Souvenez-vous… quand on célébrait ces dynamiques citoyens mettant eux-mêmes en location, sans aucun intermédiaire, bien sûr, leurs appartements au bénéfice de sympathiques touristes venus juste nous dire « Bonjour !  ». Sans parler de ces travailleurs autonomes d’Uber si chanceux de pouvoir contrôler leurs horaires et leurs revenus, contrairement à ces corporatistes chauffeurs de taxis sales et déprimants.

Sans oublier surtout ces toutes récentes histoires de méga-fuites informatiques au sein d’institutions crédibles comme les banques et les gouvernements.

Bonnes intentions

Non ! Ce n’était pas moi qui étais en train de devenir paranoïaque. C’était plutôt le discours hyper-rassurant de nos deux scientifiques qui ne tenait pas la route en regard de l’expérience des 20 dernières années.

Ce n’est pas d’hier que l’enfer est pavé de bonnes intentions et que l’on peut être un scientifique de bonne foi, mais inconscient des impacts négatifs structurants de ses inventions sur le fonctionnement d’une démocratie libérale de même que sur les libertés publiques.

Alors que des choses considérées hier encore comme impensables le deviennent en raison de la peur de la COVID-19, comment ne pas se méfier d’experts qui font à ce point abstraction de certaines caractéristiques élémentaires de la nature humaine ?

La rhétorique altruiste sur le thème de « sauvez des vies ! » ne saurait faire oublier qu’il faut être un brin masochiste, quand on est un citoyen de 40 ans fondamentalement peu menacé par la COVID-19, pour donner de soi-même à un système informatique des données amenant à se mettre éventuellement en quarantaine pour des motifs pas toujours convaincants, pire, à être stigmatisé voire recherché si quelque chose dérape.

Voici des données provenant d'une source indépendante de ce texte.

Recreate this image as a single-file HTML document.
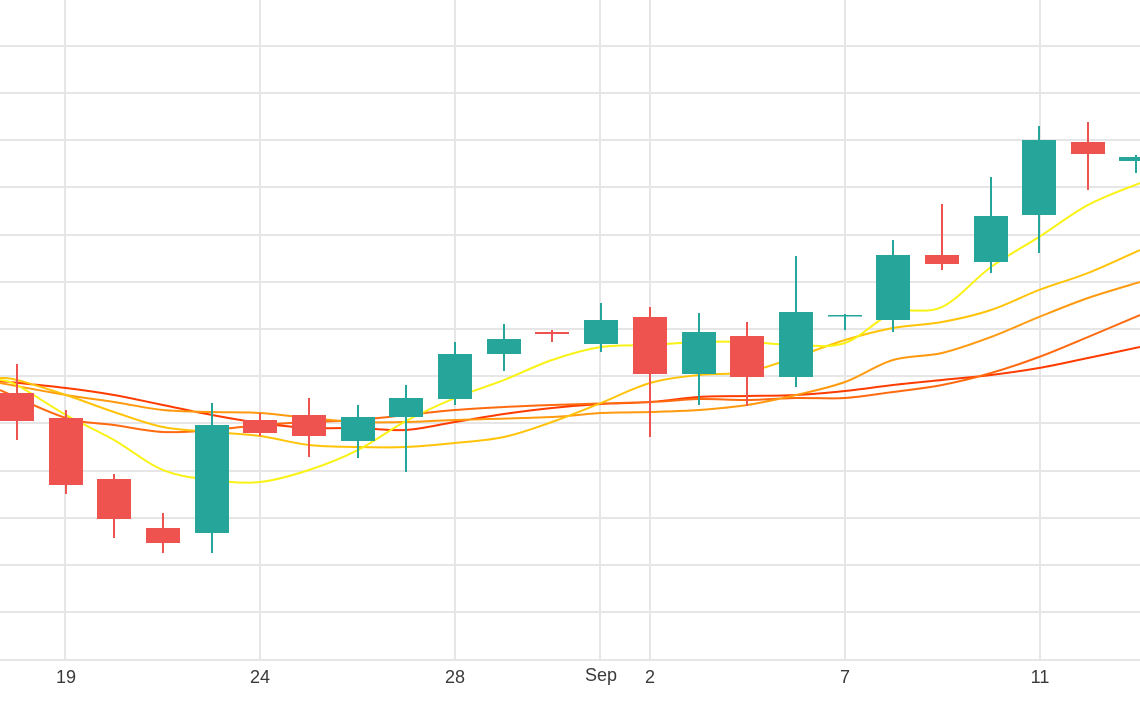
<!DOCTYPE html>
<html><head><meta charset="utf-8"><style>
html,body{margin:0;padding:0;background:#fff;width:1140px;height:710px;overflow:hidden}
svg{display:block}
text{font-family:"Liberation Sans",sans-serif;font-size:18px;fill:#3a3a3a}
</style></head><body>
<svg width="1140" height="710" viewBox="0 0 1140 710">
<g stroke="#e6e6e6" stroke-width="2">
<line x1="0" y1="46" x2="1140" y2="46"/><line x1="0" y1="93" x2="1140" y2="93"/>
<line x1="0" y1="140" x2="1140" y2="140"/><line x1="0" y1="187" x2="1140" y2="187"/>
<line x1="0" y1="235" x2="1140" y2="235"/><line x1="0" y1="282" x2="1140" y2="282"/>
<line x1="0" y1="329" x2="1140" y2="329"/><line x1="0" y1="376" x2="1140" y2="376"/>
<line x1="0" y1="423" x2="1140" y2="423"/><line x1="0" y1="471" x2="1140" y2="471"/>
<line x1="0" y1="518" x2="1140" y2="518"/><line x1="0" y1="565" x2="1140" y2="565"/>
<line x1="0" y1="612" x2="1140" y2="612"/><line x1="0" y1="660" x2="1140" y2="660"/>
<line x1="65" y1="0" x2="65" y2="660"/><line x1="260" y1="0" x2="260" y2="660"/>
<line x1="455" y1="0" x2="455" y2="660"/><line x1="600" y1="0" x2="600" y2="660"/>
<line x1="650" y1="0" x2="650" y2="660"/><line x1="845" y1="0" x2="845" y2="660"/>
<line x1="1040" y1="0" x2="1040" y2="660"/>
</g>
<g id="l" fill="none" stroke-width="2" stroke-linejoin="round"></g>
<g id="c"></g>
<text x="66" y="683" text-anchor="middle">19</text>
<text x="260" y="683" text-anchor="middle">24</text>
<text x="455" y="683" text-anchor="middle">28</text>
<text x="601" y="681" text-anchor="middle">Sep</text>
<text x="650" y="683" text-anchor="middle">2</text>
<text x="845" y="683" text-anchor="middle">7</text>
<text x="1040" y="683" text-anchor="middle">11</text>
</svg>
<script>
var L=[["#ff3c00","0,381 66,388 114,395 163,405 212,415 260,423 309,428 358,428 406,430 455,422 504,414 552,408 601,404 650,402 699,397 747,396 796,395 845,391 893,385 942,380 991,375 1039,368 1088,358 1140,347"],
["#ff6a10","0,390 66,418 114,425 163,432 212,430 260,425 309,422 358,420 406,415 455,410 504,407 552,405 650,402 699,399 747,400 796,398 845,398 893,392 942,385 991,373 1039,357 1088,337 1140,315"],
["#ff9a10","0,383 66,395 114,402 163,410 212,412 260,413 309,418 358,422 406,422 455,420 552,417 601,413 650,412 699,410 747,405 796,395 845,382 893,360 942,353 991,337 1039,317 1088,298 1140,282"],
["#ffc30a","0,378 17,380 66,395 114,412 163,427 212,432 260,436 309,445 358,447 406,447 455,443 504,437 552,422 601,403 650,383 699,375 747,372 796,357 845,340 893,328 942,322 991,310 1039,290 1088,273 1140,250"],
["#f9f214","0,380 17,385 66,415 114,440 163,470 212,480 260,482 309,470 358,450 406,421 455,398 504,380 552,360 601,347 650,345 699,342 747,342 796,345 845,343 893,313 942,307 991,267 1039,237 1088,205 1140,183"]];
var h='';
L.forEach(function(a){var p=a[1].split(' ').map(function(q){return q.split(',').map(Number)});
var s='M'+p[0][0]+','+p[0][1];
for(var i=0;i<p.length-1;i++){var p0=p[i-1]||p[i],p1=p[i],p2=p[i+1],p3=p[i+2]||p2;
s+=' C'+(p1[0]+(p2[0]-p0[0])/6)+','+(p1[1]+(p2[1]-p0[1])/6)+' '+(p2[0]-(p3[0]-p1[0])/6)+','+(p2[1]-(p3[1]-p1[1])/6)+' '+p2[0]+','+p2[1];}
h+='<path stroke="'+a[0]+'" d="'+s+'"/>';});
document.getElementById('l').innerHTML=h;
var d=[[17,393,421,364,440,0],[66,418,485,410,494,0],[114,479,519,474,538,0],[163,528,543,513,553,0],[212,425,533,403,553,1],[260,420,433,413,436,0],[309,415,436,398,457,0],[358,417,441,405,458,1],[406,398,417,385,472,1],[455,354,399,342,405,1],[504,339,354,324,371,1],[552,332,334,330,342,0],[601,320,344,303,352,1],[650,317,374,307,437,0],[699,332,374,313,405,1],[747,336,377,322,406,0],[796,312,377,256,387,1],[845,315,316.5,314,330,1],[893,255,320,240,332,1],[942,255,264,204,270,0],[991,216,262,177,273,1],[1039,140,215,126,253,1],[1088,142,154,122,190,0],[1136,157,161,155,173,1]];
var g=document.getElementById('c'),s='';
d.forEach(function(c){var col=c[5]?'#26a69a':'#ef5350';
s+='<line x1="'+c[0]+'" x2="'+c[0]+'" y1="'+c[3]+'" y2="'+c[4]+'" stroke="'+col+'" stroke-width="2"/>';
s+='<rect x="'+(c[0]-17)+'" y="'+c[1]+'" width="34" height="'+Math.max(c[2]-c[1],1.5)+'" fill="'+col+'"/>';});
g.innerHTML=s;
</script>
</body></html>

Y a-t-il des gens qui pensent sérieusement par ailleurs que les applications de traçage informatique vont être abandonnées une fois la pandémie terminée ? Rappelons que certains présentent déjà l’arrivée d’une deuxième vague comme sûre, sans parler de ces autres dangereux virus qui nous guetteraient supposément en permanence dans la nouvelle ère qui s’annonce.

La belle cage

Qui croit qu’une fois que l’on aura ouvert la porte à un Big Brother beaucoup plus puissant que nous ne le serons jamais, il sera possible de la refermer ?

Il y a au moins deux choses de sûres dans le brouillard actuel. La première est que, tôt ou tard, la COVID-19 passera. La seconde est que, non seulement les diverses applications numériques de traçage des citoyens, elles, ne passeront pas mais qu’elles prendront de plus en plus d’ampleur dans l’avenir au détriment des libertés publiques, la Chine donnant le ton en ce domaine.

Theresa Tam, l’administratrice en chef de l’Agence de la santé publique du Canada qui s’y connaît un peu dans le domaine, déclarait récemment que le traçage manuel de la COVID-19 restait ce qu’il y a de plus efficace.

Une fois la crise passée, il y aura deux types de démocraties libérales. Celles dont les citoyens auront instinctivement dit non à ces propositions liberticides. Et celles où ils auront accepté d’entrer dans la belle cage qu’on leur aura construite supposément pour leur bien.

Espérons que, n’en déplaise à la nouvelle bien-pensance technologique et sanitaire qui est en train de monter ici comme ailleurs, les Québécois refuseront d’embarquer dans le piège du traçage numérique, s’assurant que leur société reste l’une des plus libres qui existent sur la Terre.